Personal information
- Date of birth: 14 September 1858
- Place of birth: Malvern, England
- Date of death: 3 April 1934 (aged 75)
- Position: Full back

Senior career*
- Years: Team / Apps / (Gls)
- Old Etonians

International career
- 1879: England / 1 / (0)

= Edward Christian (footballer) =

English footballer (1858–1934)

Edward Christian (14 September 1858 – 3 April 1934) was an English amateur footballer who earned one cap for the national team against Scotland in 1879. He played in the full back position.

He was on the winning side for Old Etonians against Clapham Rovers in the 1879 FA Cup Final at Kennington Oval.

==Early life and education==
Christian was born at Malvern, Worcestershire and educated at Twyford School, near Winchester, Hampshire, Eton College, and Trinity College, Cambridge, where he graduated B.A. in 1881.

==Football and Other Sports==
Christian was a full-back, praised by C.W. Alcock as "a fine back kicking well with either foot". He had played for Eton and Cambridge University (but never in Varsity matches which would have qualified him as a 'Blue').

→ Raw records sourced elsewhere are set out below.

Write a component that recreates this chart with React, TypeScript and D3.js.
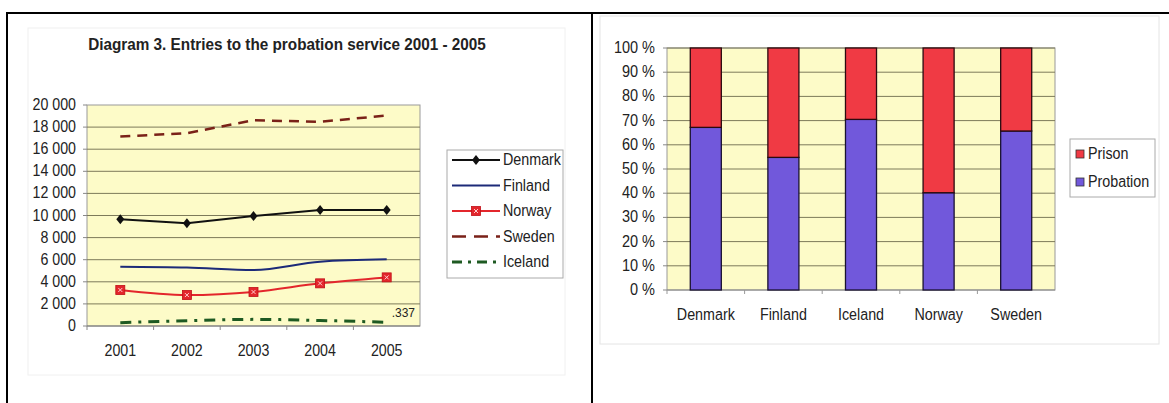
import React from "react";
import * as d3 from "d3";

const years = ["2001", "2002", "2003", "2004", "2005"];
const denmark = [9650, 9300, 9950, 10500, 10500];
const finland = [5370, 5300, 5070, 5820, 6030];
const norway = [3260, 2800, 3080, 3860, 4400];
const sweden = [17150, 17450, 18620, 18480, 19050];
const iceland = [300, 480, 600, 500, 337];
const yTicksLeft = [0, 2000, 4000, 6000, 8000, 10000, 12000, 14000, 16000, 18000, 20000];

const countries = ["Denmark", "Finland", "Iceland", "Norway", "Sweden"];
const probation = [67.2, 54.8, 70.5, 40.2, 65.7];
const prison = [32.8, 45.2, 29.5, 59.8, 34.3];
const pctTicks = [0, 10, 20, 30, 40, 50, 60, 70, 80, 90, 100];

const FONT = "Liberation Sans, Arial, sans-serif";
const BG = "#fdfbc8";
const GRID = "#7d7a5a";

type Series = { name: string; values: number[]; color: string; dash?: string; marker?: "diamond" | "square"; curve: any; width: number };

const series: Series[] = [
  { name: "Denmark", values: denmark, color: "#111111", marker: "diamond", curve: d3.curveLinear, width: 2 },
  { name: "Finland", values: finland, color: "#1c2a78", curve: d3.curveMonotoneX, width: 2 },
  { name: "Norway", values: norway, color: "#e3262c", marker: "square", curve: d3.curveMonotoneX, width: 2 },
  { name: "Sweden", values: sweden, color: "#7a2118", dash: "10,7", curve: d3.curveLinear, width: 2.5 },
  { name: "Iceland", values: iceland, color: "#1e5a22", dash: "11,7,3,7", curve: d3.curveMonotoneX, width: 3 },
];

function T({ x, y, children, anchor = "start", size = 14, bold = false }: any) {
  return (
    <text
      transform={`translate(${x},${y}) scale(1,1.13)`}
      textAnchor={anchor}
      fontFamily={FONT}
      fontWeight={bold ? "bold" : "normal"}
      fontSize={size}
      fill="#222"
    >
      {children}
    </text>
  );
}

function Marker({ kind, x, y, color }: { kind?: string; x: number; y: number; color: string }) {
  if (kind === "diamond") {
    return <path d={`M${x},${y - 5}L${x + 4},${y}L${x},${y + 5}L${x - 4},${y}Z`} fill={color} />;
  }
  if (kind === "square") {
    return (
      <g>
        <rect x={x - 4.5} y={y - 4.5} width={9} height={9} fill={color} stroke="#c01018" strokeWidth={0.8} />
        <path d={`M${x - 2},${y - 2}L${x + 2},${y + 2}M${x + 2},${y - 2}L${x - 2},${y + 2}`} stroke="#fcc" strokeWidth={1} />
      </g>
    );
  }
  return null;
}

function LeftChart() {
  const x0 = 87, x1 = 420, yTop = 105, yBot = 326;
  const x = d3.scaleBand<string>().domain(years).range([x0, x1]);
  const y = d3.scaleLinear().domain([0, 20000]).range([yBot, yTop]);
  const cx = (d: string) => (x(d) as number) + x.bandwidth() / 2;
  const fmt = (v: number) => (v >= 1000 ? `${Math.floor(v / 1000)} ${String(v % 1000).padStart(3, "0")}` : `${v}`);
  return (
    <g>
      <rect x={28} y={28} width={537} height={347} fill="#fff" stroke="#f0f0f0" />
      <T x={287} y={50} anchor="middle" size={15.3} bold>
        Diagram 3. Entries to the probation service 2001 - 2005
      </T>
      <rect x={x0} y={yTop} width={x1 - x0} height={yBot - yTop} fill={BG} stroke="#999" strokeWidth={1} />
      {yTicksLeft.map((t) => (
        <g key={t}>
          {t > 0 && t < 20000 && <line x1={x0} x2={x1} y1={y(t)} y2={y(t)} stroke={GRID} strokeWidth={1} />}
          <line x1={x0 - 4} x2={x0} y1={y(t)} y2={y(t)} stroke="#888" />
          <T x={x0 - 11} y={y(t) + 5} anchor="end" size={14.2}>
            {fmt(t)}
          </T>
        </g>
      ))}
      <line x1={x0} x2={x1} y1={yBot} y2={yBot} stroke="#777" strokeWidth={1.2} />
      {years.map((yr) => (
        <g key={yr}>
          <line x1={x(yr) as number} x2={x(yr) as number} y1={yBot} y2={yBot + 4} stroke="#888" />
          <T x={cx(yr)} y={356} anchor="middle" size={14.2}>
            {yr}
          </T>
        </g>
      ))}
      {series.map((s) => {
        const line = d3
          .line<number>()
          .x((_, i) => cx(years[i]))
          .y((v) => y(v))
          .curve(s.curve);
        return (
          <g key={s.name}>
            <path d={line(s.values) || ""} fill="none" stroke={s.color} strokeWidth={s.width} strokeDasharray={s.dash} />
            {s.values.map((v, i) => (
              <Marker key={i} kind={s.marker} x={cx(years[i])} y={y(v)} color={s.color} />
            ))}
          </g>
        );
      })}
      <T x={cx("2005") + 5} y={y(iceland[4]) - 5} size={12}>
        .337
      </T>
      <rect x={447} y={150} width={116} height={128} fill="#fff" stroke="#aaa" />
      {series.map((s, i) => {
        const ly = 160 + i * 25.5;
        return (
          <g key={s.name}>
            <line x1={452} x2={500} y1={ly} y2={ly} stroke={s.color} strokeWidth={s.width} strokeDasharray={s.dash ? (s.name === "Sweden" ? "14,8" : "10,6,3,6") : undefined} />
            <Marker kind={s.marker} x={476} y={ly} color={s.color} />
            <T x={503} y={ly + 5} size={14.3}>
              {s.name}
            </T>
          </g>
        );
      })}
    </g>
  );
}

function RightChart() {
  const x0 = 667, x1 = 1055, yTop = 48, yBot = 290;
  const x = d3.scaleBand<string>().domain(countries).range([x0, x1]).paddingInner(0.6).paddingOuter(0.3);
  const y = d3.scaleLinear().domain([0, 100]).range([yBot, yTop]);
  const xb = d3.scaleBand<string>().domain(countries).range([x0, x1]);
  return (
    <g>
      <rect x={600} y={16} width={559} height={328} fill="#fff" stroke="#e4e4e4" />
      <rect x={x0} y={yTop} width={x1 - x0} height={yBot - yTop} fill={BG} stroke="#999" />
      {pctTicks.map((t) => (
        <g key={t}>
          {t > 0 && <line x1={x0} x2={x1} y1={y(t)} y2={y(t)} stroke={GRID} strokeWidth={1} />}
          <line x1={x0 - 4} x2={x0} y1={y(t)} y2={y(t)} stroke="#888" />
          <T x={655} y={y(t) + 5} anchor="end" size={14.5}>
            {`${t} %`}
          </T>
        </g>
      ))}
      <line x1={x0} x2={x1} y1={yBot} y2={yBot} stroke="#888" strokeWidth={1.2} />
      {countries.map((c, i) => {
        const bw = x.bandwidth();
        const center = (xb(c) as number) + xb.bandwidth() / 2;
        return (
          <g key={c}>
            <line x1={xb(c) as number} x2={xb(c) as number} y1={yBot} y2={yBot + 4} stroke="#999" />
            <rect x={center - bw / 2} y={y(probation[i])} width={bw} height={yBot - y(probation[i])} fill="#7158db" stroke="#1a1230" strokeWidth={1.3} />
            <rect x={center - bw / 2} y={y(probation[i] + prison[i])} width={bw} height={y(probation[i]) - y(probation[i] + prison[i])} fill="#f03a44" stroke="#2a0a10" strokeWidth={1.3} />
            <T x={center} y={320} anchor="middle" size={14.3}>
              {c}
            </T>
          </g>
        );
      })}
      <rect x={1070} y={139} width={85} height={58} fill="#fff" stroke="#aaa" />
      <rect x={1076} y={150} width={8} height={8} fill="#f03a44" stroke="#333" strokeWidth={0.8} />
      <T x={1088} y={159} size={14.3}>Prison</T>
      <rect x={1076} y={178} width={8} height={8} fill="#7158db" stroke="#333" strokeWidth={0.8} />
      <T x={1088} y={187} size={14.3}>Probation</T>
    </g>
  );
}

export default function App() {
  return (
    <svg width={1169} height={403} style={{ position: "absolute", left: 0, top: 0, background: "#fff" }}>
      <rect x={0} y={0} width={1169} height={403} fill="#fff" />
      <LeftChart />
      <RightChart />
      <line x1={6} x2={1169} y1={13} y2={13} stroke="#000" strokeWidth={2} />
      <line x1={7} x2={7} y1={12} y2={403} stroke="#000" strokeWidth={2} />
      <line x1={592} x2={592} y1={12} y2={403} stroke="#000" strokeWidth={2} />
    </svg>
  );
}
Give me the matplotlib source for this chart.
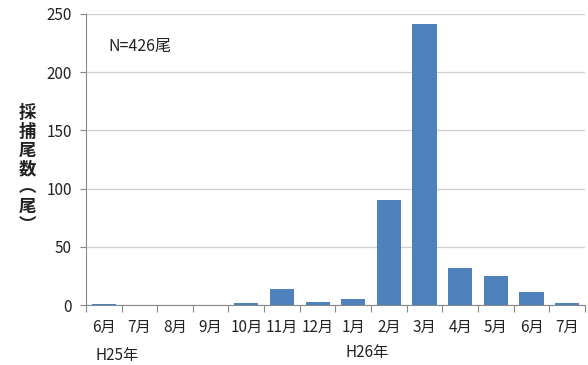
import matplotlib
matplotlib.use('Agg')
import matplotlib.pyplot as plt
import numpy as np

plt.rcParams['font.family'] = ['Noto Sans CJK JP', 'DejaVu Sans']

# 月別採捕尾数
months = ['6月', '7月', '8月', '9月', '10月', '11月', '12月',
          '1月', '2月', '3月', '4月', '5月', '6月', '7月']
counts = [1, 0, 0, 0, 2, 14, 3, 5, 90, 241, 32, 25, 11, 2]
yticks = [0, 50, 100, 150, 200, 250]

fig = plt.figure(figsize=(5.88, 3.65), dpi=100)
ax = fig.add_axes([0.146, 0.164, 0.849, 0.798])

x = np.arange(len(months))
ax.bar(x, counts, width=0.68, color='#4F81BD', zorder=3)

ax.set_xlim(-0.5, len(months) - 0.5)
ax.set_ylim(0, 250)
ax.set_yticks(yticks)
ax.yaxis.grid(True, color='#D0D0D0', linewidth=0.9, zorder=0)

# x軸: 区切り位置に目盛り、ラベルは中央
ax.set_xticks(np.arange(len(months) + 1) - 0.5)
ax.set_xticklabels([])
ax.set_xticks(x, minor=True)
ax.set_xticklabels(months, minor=True, fontsize=11, color='#222222')
ax.tick_params(axis='x', which='minor', length=0, pad=10)
ax.tick_params(axis='x', which='major', length=5, color='#888888')
ax.tick_params(axis='y', length=4, color='#888888', labelsize=11,
               labelcolor='#222222', pad=6)

for s in ['top', 'right']:
    ax.spines[s].set_visible(False)
ax.spines['left'].set_color('#888888')
ax.spines['bottom'].set_color('#888888')

ax.text(0.045, 0.89, 'N=426尾', transform=ax.transAxes, fontsize=11.5,
        color='#222222', va='center')

# 縦書きの軸ラベル
fig.text(27 / 588, 1 - 169 / 365, '採\n捕\n尾\n数\n︵\n尾\n︶', fontsize=12.5,
         fontweight='bold', ha='center', va='center', linespacing=1.05,
         color='#222222')

fig.text(0.163, 0.027, 'H25年', fontsize=11, color='#222222', va='center')
fig.text(0.588, 0.035, 'H26年', fontsize=11, color='#222222', va='center')

fig.savefig('out.png', dpi=100)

In addition to the F.A. Cup competition of 1878–79, he played in the following season of 1879–80, only to find himself on the losing side against Clapham Rovers in the quarter final, again at the Oval. His playing career was short lived because of his early business career abroad.

He also played cricket and was a member of the M.C.C. While abroad he was a prominent member of the Colombo Jockey Club.

==Business career==
Christian was based in Ceylon (now Sri Lanka) from 1881, returning permanently to England in 1904. He was a member of the firm of Messrs H.M. Robertson and Company of Colombo; a director of Pundaloga Tea Company of Colombo, and director of the Bengal and North Western Railway Company of India.

==Family and later life==
Christian settled at Otterbourne House, in the village of Otterbourne where he was lord of the manor, near Winchester. He was a frequent prize-winner at local agricultural shows. He was still living at Otterbourne when he died at Wimpole Street, Marylebone, London, on 3 April 1934, aged seventy-five. He had made a considerable fortune in Ceylon and left an estate worth £240,665.